Alle Zone Economiche Speciali il PNRR destina 630 milioni, nell’ambito della Missione 5 Componente 3, dedicata agli interventi speciali per la coesione territoriale. Si tratta in gran parte di misure infrastrutturali e per l’intermodalità oltre che per il finanziamento del credito d’imposta. Dopo una partenza faticosa il sistema ZES sembra essersi messo in moto soprattutto per effetto delle novità in materia di governance, con gli ampi poteri conferiti ai Commissari Straordinari. Tuttavia la performance del sistema va valutata in termini di capacità di messa a terra degli investimenti pubblici e soprattutto degli investimenti di grande dimensione.

Infine, la Missione 3, Componente 2, sostiene la digitalizzazione della logistica come nuovo orizzonte, immateriale, dell’intermodalità e dell’integrazione.
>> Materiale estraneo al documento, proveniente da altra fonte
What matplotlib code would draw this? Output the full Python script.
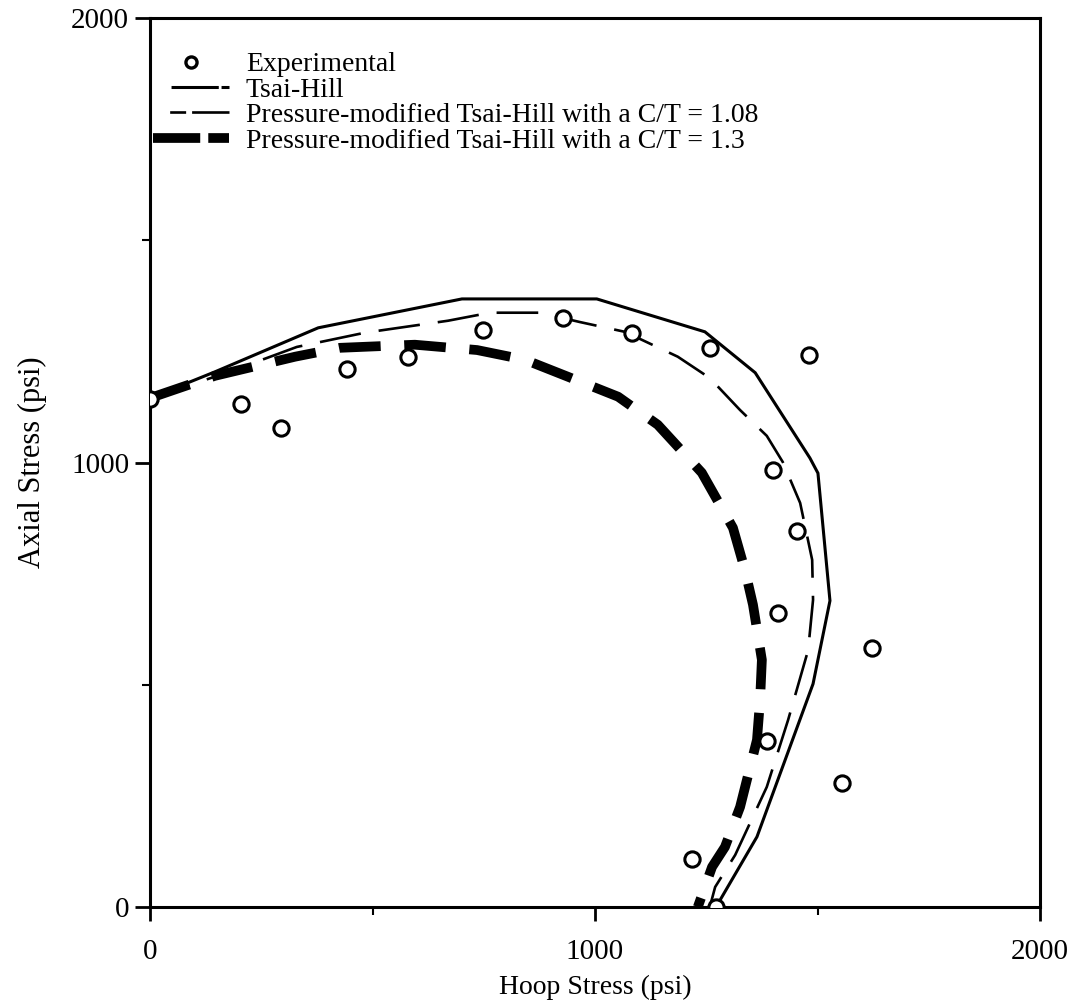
import matplotlib
matplotlib.use("Agg")
import matplotlib.pyplot as plt
from matplotlib.lines import Line2D

plt.rcParams['font.family'] = ['Liberation Serif', 'DejaVu Serif']
plt.rcParams['lines.scale_dashes'] = False

# Experimental data (hoop, axial) psi
exp_hoop = [0, 204, 294, 443, 580, 748, 928, 1083, 1258, 1481, 1400, 1454, 1411, 1622, 1387, 1555, 1218, 1272]
exp_axial = [1143, 1132, 1078, 1211, 1238, 1298, 1325, 1292, 1258, 1242, 983, 846, 662, 583, 374, 279, 108, 0]

# Tsai-Hill
th_hoop = [0, 146, 378, 701, 1004, 1247, 1360, 1483, 1501, 1528, 1490, 1364, 1272]
th_axial = [1145, 1204, 1303, 1368, 1368, 1294, 1202, 1010, 976, 689, 502, 158, 0]

# Pressure-modified Tsai-Hill, C/T = 1.08
p108_hoop = [0, 173, 330, 483, 670, 764, 876, 966, 1067, 1186, 1258, 1326, 1386, 1422, 1461, 1488, 1490, 1479, 1434, 1386, 1315, 1270, 1258]
p108_axial = [1145, 1202, 1260, 1292, 1319, 1337, 1337, 1316, 1294, 1238, 1190, 1118, 1060, 1001, 909, 781, 691, 578, 421, 270, 117, 45, 0]

# Pressure-modified Tsai-Hill, C/T = 1.3
p13_hoop = [0, 146, 326, 427, 595, 735, 843, 939, 1052, 1141, 1240, 1310, 1337, 1355, 1375, 1371, 1364, 1326, 1292, 1263, 1231]
p13_axial = [1145, 1195, 1238, 1258, 1265, 1253, 1231, 1193, 1148, 1085, 977, 853, 758, 680, 556, 466, 376, 225, 135, 90, 0]

labels = ["Experimental", "Tsai-Hill",
          "Pressure-modified Tsai-Hill with a C/T = 1.08",
          "Pressure-modified Tsai-Hill with a C/T = 1.3"]

fig = plt.figure(figsize=(10.85, 10.05), dpi=100)
ax = fig.add_axes([150/1085, 1-907/1005, 890/1085, 889/1005])

ax.plot(th_hoop, th_axial, color='black', lw=2.2, solid_joinstyle='miter')
ax.plot(p108_hoop, p108_axial, color='black', lw=1.9, dashes=(30, 13))
ax.plot(p13_hoop, p13_axial, color='black', lw=7, dashes=(30, 17), solid_capstyle='butt', dash_capstyle='butt')
ax.plot(exp_hoop, exp_axial, linestyle='none', marker='o', ms=11, mfc='white', mec='black', mew=2.2, zorder=5)

ax.set_xlim(0, 2000)
ax.set_ylim(0, 2000)
ax.set_xticks([0, 1000, 2000])
ax.set_yticks([0, 1000, 2000])
ax.set_xticks([500, 1500], minor=True)
ax.set_yticks([500, 1500], minor=True)
ax.tick_params(which='major', direction='out', length=10, width=2, labelsize=21)
ax.tick_params(which='minor', direction='out', length=6, width=1.5)
ax.tick_params(axis='x', which='major', pad=13)
ax.tick_params(axis='y', which='major', length=11, pad=4)
for s in ax.spines.values():
    s.set_linewidth(2.2)

ax.set_xlabel("Hoop Stress (psi)", fontsize=20, labelpad=7)
ax.set_ylabel("Axial Stress (psi)", fontsize=22, labelpad=17)

handles = [
    Line2D([], [], linestyle='none', marker='o', ms=8, mfc='white', mec='black', mew=2.4),
    Line2D([], [], color='black', lw=2.2, linestyle=(42.5, (34, 2, 6.5, 13))),
    Line2D([], [], color='black', lw=1.9, linestyle=(42.8, (11.5, 4.3, 27, 12))),
    Line2D([], [], color='black', lw=7, linestyle=(0, (34, 5.8, 16, 100)), dash_capstyle='butt'),
]
ax.legend(handles, labels, loc='upper left', bbox_to_anchor=(0.003, 0.962),
          frameon=False, fontsize=20, handlelength=2.75, handletextpad=0.6,
          labelspacing=0.0, borderpad=0, borderaxespad=0)

fig.savefig("out.png", dpi=100)
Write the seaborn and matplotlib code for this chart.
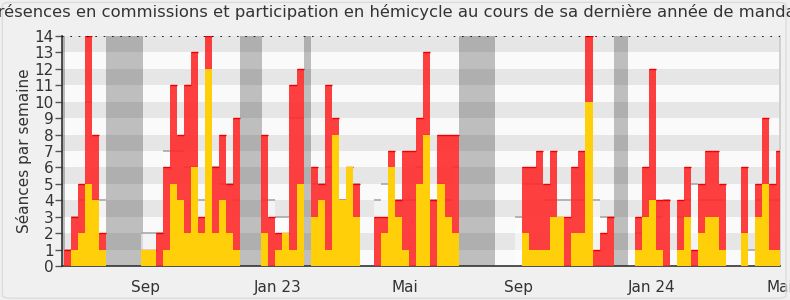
import numpy as np
import pandas as pd
import matplotlib
matplotlib.use("Agg")
import matplotlib.pyplot as plt
from matplotlib.patches import FancyBboxPatch
import seaborn as sns

# ---- data (one value per week) ----
total = [1, 3, 5, 14, 8, 2, 0, 0, 0, 0,
         0, 1, 1, 2, 6, 11, 8, 11, 13, 3,
         14, 6, 8, 5, 9, 0, 0, 0, 8, 3,
         2, 2, 11, 12, 0, 6, 5, 11, 9, 4,
         6, 5, 0, 0, 3, 3, 7, 4, 7, 7,
         9, 13, 4, 8, 8, 8, 0, 0, 0, 0,
         0, 0, 0, 0, 0, 6, 6, 7, 5, 7,
         3, 3, 6, 7, 14, 1, 2, 3, 0, 0,
         0, 3, 6, 12, 4, 4, 0, 4, 6, 1,
         5, 7, 7, 5, 0, 0, 6, 0, 5, 9,
         5, 7]
hemicycle = [0, 1, 2, 5, 4, 1, 0, 0, 0, 0,
             0, 1, 1, 0, 1, 5, 4, 2, 6, 2,
             12, 2, 4, 2, 1, 0, 0, 0, 2, 0,
             1, 2, 1, 5, 0, 3, 4, 1, 8, 4,
             6, 3, 0, 0, 0, 2, 6, 3, 1, 0,
             5, 8, 0, 5, 3, 2, 0, 0, 0, 0,
             0, 0, 0, 0, 0, 2, 1, 1, 1, 3,
             3, 0, 2, 2, 10, 0, 0, 0, 0, 0,
             0, 1, 3, 4, 1, 0, 0, 1, 3, 0,
             2, 3, 3, 1, 0, 0, 2, 0, 3, 5,
             1, 1]
median = [1, 3, 4, 10, 4, 4, 0, 0, 0, 0,
          0, 2, 2, 2, 7, 7, 7, 6, 6, 4,
          4, 6, 5, 5, 4, 0, 0, 0, 4, 4,
          3, 3, 9, 9, 0, 5, 5, 6, 6, 4,
          5, 5, 0, 0, 4, 5, 5, 4, 4, 4,
          6, 8, 4, 5, 4, 6, 0, 0, 0, 0,
          0, 0, 0, 0, 3, 5, 5, 5, 4, 4,
          4, 4, 4, 4, 4, 4, 3, 3, 0, 0,
          0, 2, 3, 4, 3, 4, 0, 3, 4, 5,
          4, 4, 4, 4, 0, 0, 2, 1, 4, 4,
          4, 4]
# vacation periods (start, end) in weeks
vacations = [(-0.6, 0.12), (5.96, 11.16), (25.0, 28.1), (34.1, 35.1),
             (56.0, 61.1), (78.0, 80.1)]
tick_weeks = [11.5, 30.35, 48.4, 64.5, 83.4, 101.6]
tick_labels = ["Sep", "Jan 23", "Mai", "Sep", "Jan 24", "Mai"]
title = ("Présences en commissions et participation en hémicycle "
         "au cours de sa dernière année de mandat")
ylabel = "Séances par semaine"

n = len(total)
df = pd.DataFrame({"week": np.arange(n) + 0.5, "total": total,
                   "hemicycle": hemicycle, "median": median})

sns.set_theme(style="white")
plt.rcParams["font.family"] = ["DejaVu Sans"]

fig = plt.figure(figsize=(7.9, 3.0), dpi=100, facecolor="#f0f0f0")
fig.patches.append(FancyBboxPatch((0.003, 0.006), 0.992, 0.986,
                                  boxstyle="round,pad=0,rounding_size=0.01",
                                  transform=fig.transFigure, fill=False,
                                  edgecolor="#dcdcdc", lw=1))
ax = fig.add_axes([62 / 790, 34 / 300, 718 / 790, 230 / 300])
ax.set_facecolor("#fafafa")

# background stripes
for k in range(14):
    ax.axhspan(k, k + 1, color="#e6e6e6" if k % 2 == 1 else "#fafafa",
               lw=0, zorder=0)
# vacation bands
for a, b in vacations:
    ax.axvspan(a, b, color="black", alpha=0.24, lw=0, zorder=1)

# median (light boxes with gray top line)
sns.barplot(data=df, x="week", y="median", native_scale=True, width=1,
            color="white", alpha=0.55, errorbar=None, linewidth=0,
            ax=ax, zorder=2)
ax.hlines(df["median"][df["median"] > 0], df["week"][df["median"] > 0] - 0.5,
          df["week"][df["median"] > 0] + 0.5, color="#a8a8a8", lw=1.2,
          zorder=2.5)

# total (red) and hemicycle (yellow)
sns.barplot(data=df, x="week", y="total", native_scale=True, width=1,
            color="#ff2a2a", alpha=0.9, saturation=1, errorbar=None,
            linewidth=0, ax=ax, zorder=3)
sns.barplot(data=df, x="week", y="hemicycle", native_scale=True, width=1,
            color="#ffd00a", saturation=1, errorbar=None, linewidth=0,
            ax=ax, zorder=4)
ax.hlines(df["total"][df["total"] > 0], df["week"][df["total"] > 0] - 0.5,
          df["week"][df["total"] > 0] + 0.5, color="#ee0000", lw=1.0,
          zorder=3.5)

ax.axhline(14, color="black", ls=(0, (1, 4)), lw=1.2, zorder=5)

ax.set_xlim(-0.28, 101.56)
ax.set_ylim(0, 14)
ax.set_yticks(range(15))
ax.set_xticks(tick_weeks)
ax.set_xticklabels(tick_labels)
ax.set_xlabel("")
ax.set_ylabel(ylabel, fontsize=11, color="#333333", labelpad=2)
ax.tick_params(axis="y", left=True, length=5, width=1, color="#555555",
               labelsize=11, labelcolor="#333333", pad=1)
ax.tick_params(axis="x", bottom=False, labelsize=11, labelcolor="#333333",
               pad=4)
for s in ["top"]:
    ax.spines[s].set_visible(False)
ax.spines["left"].set_color("#333333")
ax.spines["bottom"].set_color("#333333")
ax.spines["right"].set_color("#cccccc")
ax.spines["left"].set_linewidth(1.2)
ax.spines["bottom"].set_linewidth(1.2)

fig.text(0.5, 1 - 12 / 300, title, ha="center", va="center", fontsize=11.8,
         color="#333333")

fig.savefig("out.png", dpi=100, facecolor=fig.get_facecolor())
La dematerializzazione di documenti e procedure richiede un vigoroso impegno da parte della Pubblica Amministrazione preposta: dalla effettiva realizzazione dello Sportello Unico dei Controlli, che permetterà l’interoperabilità con le banche dati nazionali e il coordinamento delle attività di controllo da parte delle dogane, all’utilizzo delle tecnologie cloud (come avviene ad esempio già nel porto di Amburgo, primo porto smart d’Europa) per ottimizzare tempi e processi della movimentazione delle merci.